AOL Market Value Drops More than 25% Despite Great Product Launches
Although Aol reported advertising revenue growth in Q2 and narrowed its net losses compared to Q2 2010, its market value had dropped 26% today at press time.
Aol hasn’t had a single breakout product since Tim Armstrong took over as CEO in 2009, but the company has has had two significant product launches in AIM AV and Editions and has continued to attract talented people to its team.
Aol’s AIM AV is the company’s latest dive into video chat. Best part: users do not need to sign up or register for the service to use it.
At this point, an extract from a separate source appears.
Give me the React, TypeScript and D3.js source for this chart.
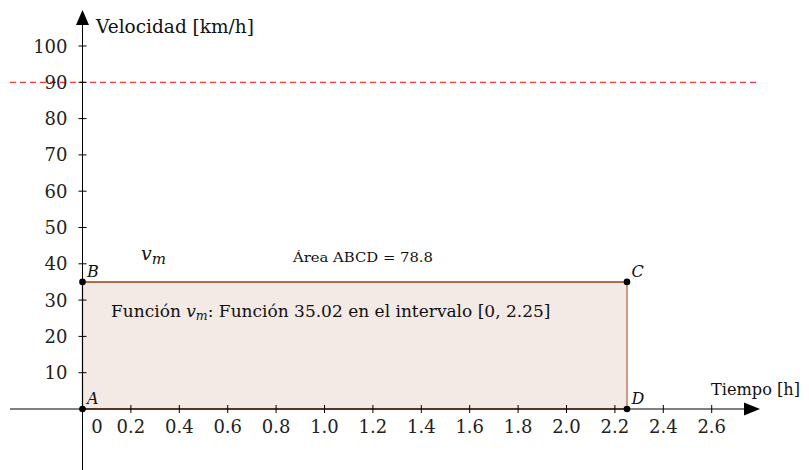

Editions (see screen shot below) is a customizable iPad magazine that pulls content based on what your social network is recommending, your location and what you read, and delivers it daily. Aol-owned content appears in its entirety. The app competes with Zite, Flipboard and Pulse but is aimed at baby boomers.
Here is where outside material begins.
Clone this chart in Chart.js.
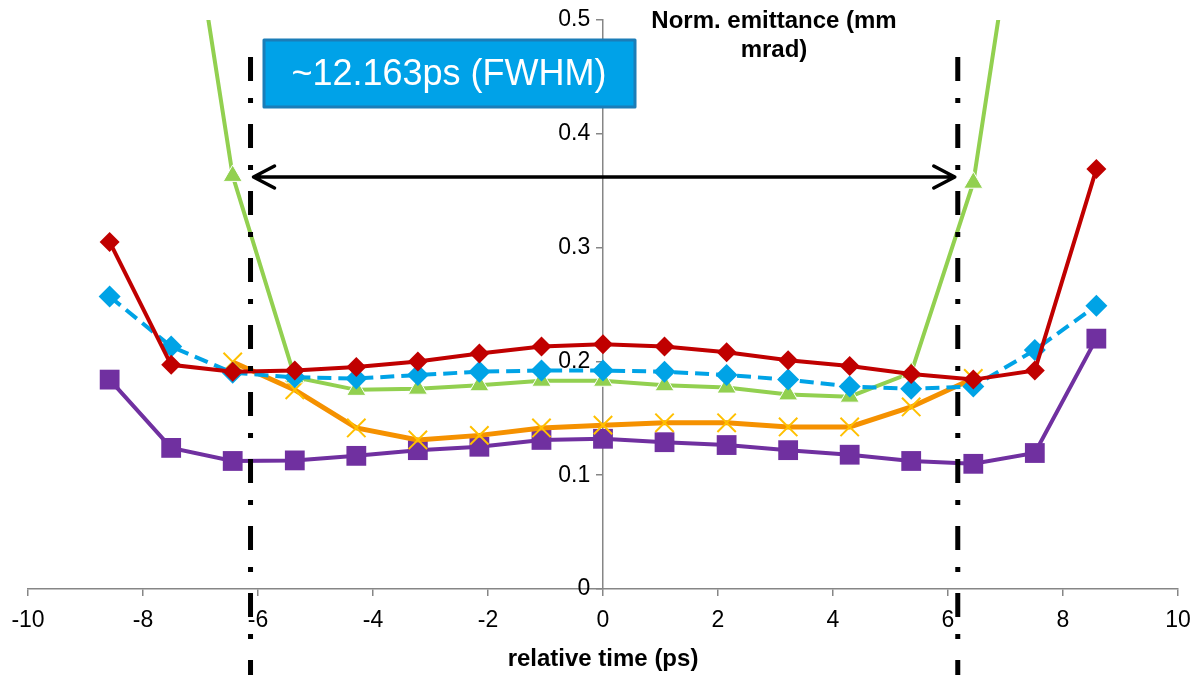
<!DOCTYPE html>
<html lang="en">
<head>
    <meta charset="UTF-8">
    <title>Norm. emittance vs relative time</title>
    <style>
        html, body {
            margin: 0;
            padding: 0;
            background: #fff;
            font-family: 'Liberation Sans', Arial, sans-serif;
        }
        #wrap {
            width: 1195px;
            height: 675px;
        }
    </style>
    <script src="https://cdn.jsdelivr.net/npm/chart.js"></script>
</head>
<body>
    <div id="wrap"><canvas id="emitChart" width="1195" height="675"></canvas></div>
    <script>
        // slice times (ps)
        const times = [-8.58, -7.51, -6.44, -5.36, -4.29, -3.22, -2.15, -1.07, 0, 1.07, 2.15, 3.22, 4.29, 5.36, 6.44, 7.51, 8.58];

        // norm. emittance per series (mm mrad)
        const redVals = [0.305, 0.197, 0.191, 0.192, 0.195, 0.200, 0.207, 0.213, 0.215, 0.213, 0.208, 0.201, 0.196, 0.189, 0.184, 0.192, 0.369];
        const blueVals = [0.257, 0.213, 0.190, 0.186, 0.185, 0.188, 0.191, 0.192, 0.192, 0.191, 0.188, 0.184, 0.178, 0.176, 0.178, 0.210, 0.249];
        const greenVals = [1.2, 0.71, 0.363, 0.186, 0.175, 0.176, 0.179, 0.183, 0.183, 0.179, 0.177, 0.171, 0.169, 0.190, 0.357, 0.71, 1.2];
        const orangeVals = [null, null, 0.1995, 0.175, 0.1415, 0.131, 0.135, 0.1415, 0.144, 0.146, 0.146, 0.1424, 0.1424, 0.160, 0.185, null, null];
        const purpleVals = [0.184, 0.124, 0.1125, 0.113, 0.117, 0.122, 0.125, 0.131, 0.132, 0.129, 0.1265, 0.122, 0.118, 0.1125, 0.110, 0.1195, 0.220];

        // FWHM markers
        const fwhmEdges = [-6.13, 6.17];
        const arrowLevel = 0.362;
        const fwhmLabel = '~12.163ps (FWHM)';
        const yTitle = ['Norm. emittance (mm', 'mrad)'];

        const pts = vals => times.map((t, i) => ({ x: t, y: vals[i] }));

        const overlay = {
            id: 'overlay',
            afterDatasetsDraw(chart) {
                const ctx = chart.ctx;
                const xs = chart.scales.x, ys = chart.scales.y;
                const xL = xs.getPixelForValue(fwhmEdges[0]);
                const xR = xs.getPixelForValue(fwhmEdges[1]);
                const yA = ys.getPixelForValue(arrowLevel);

                ctx.save();
                // dash-dot verticals
                ctx.strokeStyle = '#000';
                ctx.lineWidth = 5;
                ctx.setLineDash([24, 17, 5, 21]);
                [xL, xR].forEach(x => {
                    ctx.beginPath();
                    ctx.moveTo(x, 57);
                    ctx.lineTo(x, chart.height);
                    ctx.stroke();
                });

                // double arrow
                ctx.setLineDash([]);
                ctx.lineWidth = 3.5;
                ctx.lineCap = 'round';
                ctx.lineJoin = 'round';
                ctx.beginPath();
                ctx.moveTo(xL + 3, yA);
                ctx.lineTo(xR - 3, yA);
                ctx.moveTo(xL + 24, yA - 11);
                ctx.lineTo(xL + 3, yA);
                ctx.lineTo(xL + 24, yA + 11);
                ctx.moveTo(xR - 24, yA - 11);
                ctx.lineTo(xR - 3, yA);
                ctx.lineTo(xR - 24, yA + 11);
                ctx.stroke();

                // label box
                ctx.fillStyle = '#00A2E8';
                ctx.fillRect(264, 40, 371, 67);
                ctx.strokeStyle = '#1B7DB8';
                ctx.lineWidth = 3;
                ctx.strokeRect(264, 40, 371, 67);
                ctx.fillStyle = '#fff';
                ctx.font = '36px "Liberation Sans", Arial, sans-serif';
                ctx.textAlign = 'center';
                ctx.textBaseline = 'middle';
                ctx.fillText(fwhmLabel, 449, 75);

                // y-axis title
                ctx.fillStyle = '#000';
                ctx.font = 'bold 24px "Liberation Sans", Arial, sans-serif';
                ctx.fillText(yTitle[0], 774, 21);
                ctx.fillText(yTitle[1], 774, 50);
                ctx.restore();
            }
        };

        const tickFont = { family: 'Liberation Sans', size: 23 };

        new Chart(document.getElementById('emitChart'), {
            type: 'scatter',
            data: {
                datasets: [
                    {
                        data: pts(redVals), showLine: true,
                        borderColor: '#C00000', backgroundColor: '#C00000', borderWidth: 4,
                        pointStyle: 'rectRot', pointRadius: 10, pointBorderWidth: 0
                    },
                    {
                        data: pts(blueVals), showLine: true, borderDash: [14, 7],
                        borderColor: '#00A3E6', backgroundColor: '#00A3E6', borderWidth: 4,
                        pointStyle: 'rectRot', pointRadius: 11, pointBorderWidth: 0
                    },
                    {
                        data: pts(greenVals), showLine: true,
                        borderColor: '#92D050', backgroundColor: '#92D050', borderWidth: 4,
                        pointStyle: 'triangle', pointRadius: 11, pointBorderWidth: 1, pointBorderColor: '#fff'
                    },
                    {
                        data: pts(orangeVals), showLine: true,
                        borderColor: '#F59100', backgroundColor: '#FFC000', borderWidth: 5,
                        pointStyle: 'crossRot', pointRadius: 13, pointBorderWidth: 2, pointBorderColor: '#FFC000'
                    },
                    {
                        data: pts(purpleVals), showLine: true,
                        borderColor: '#7030A0', backgroundColor: '#7030A0', borderWidth: 4,
                        pointStyle: 'rect', pointRadius: 14, pointBorderWidth: 0
                    }
                ]
            },
            options: {
                responsive: false,
                animation: false,
                layout: { padding: { left: 28, right: 17, top: 20, bottom: 0 } },
                plugins: {
                    legend: { display: false },
                    tooltip: { enabled: false }
                },
                elements: { line: { tension: 0 } },
                scales: {
                    x: {
                        type: 'linear',
                        min: -10, max: 10,
                        // fixed axis band; edge labels fit inside the layout padding
                        afterFit(scale) {
                            scale.height = 86;
                            scale.paddingLeft = 0;
                            scale.paddingRight = 0;
                        },
                        ticks: { stepSize: 2, color: '#000', font: tickFont, padding: 11, maxRotation: 0 },
                        grid: { drawOnChartArea: false, tickLength: 7, color: '#868686', lineWidth: 1.5 },
                        border: { color: '#868686', width: 1.5 },
                        title: {
                            display: true, text: 'relative time (ps)', color: '#000',
                            font: { family: 'Liberation Sans', size: 24, weight: 'bold', lineHeight: 1.2 },
                            padding: { top: 0, bottom: 1 }
                        }
                    },
                    y: {
                        type: 'linear',
                        position: { x: 0 },
                        min: 0, max: 0.5,
                        afterFit(scale) { scale.width = 0; },
                        // centre-positioned axis puts labels flush on the line, so pad with spaces
                        ticks: {
                            stepSize: 0.1, color: '#000', font: tickFont,
                            callback: v => Number(v.toFixed(1)) + '  '
                        },
                        grid: { drawOnChartArea: false, tickLength: 6, color: '#868686', lineWidth: 1.5 },
                        border: { color: '#868686', width: 1.5 }
                    }
                }
            },
            plugins: [overlay]
        });
    </script>
</body>
</html>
“It's well designed and borrows a few elements from its rivals to form a solid, if not truly remarkable, app that's worth consideration,” said Jeffrey Wilson of PC Magazine.
In terms of hires, last year the company brought in Jason Shellen, former manager of new business for Google and member of Pyra Labs, to head up AIM products.
To head its mobile division the company added David Temkin, former VP of development for Palm and founder of Lazlo. Sol Lipman, the co-founder of Rally Up and 12Seconds, became senior director of mobile projects last year.
The Q2 report revealed that total revenues were down 8% at $542.2M, but advertising revenue had increased for the first time since 2008, up 5% over Q2 2010 to $319M.
Entrepreneur and angel investor Kevin Rose tweeted, "AOL down 28% today w/a 1.15B cap, given they own TC and Huffpo (which has more traffic than NYTimes) I'm bullish on them, might b a good buy."
We expect that when Aol drops to a $1B market cap, it will be purchased by Yahoo or Newscorp., both of which covet display advertising, video, the Huffington Post and most of all Tim Armstrong's sales leadership.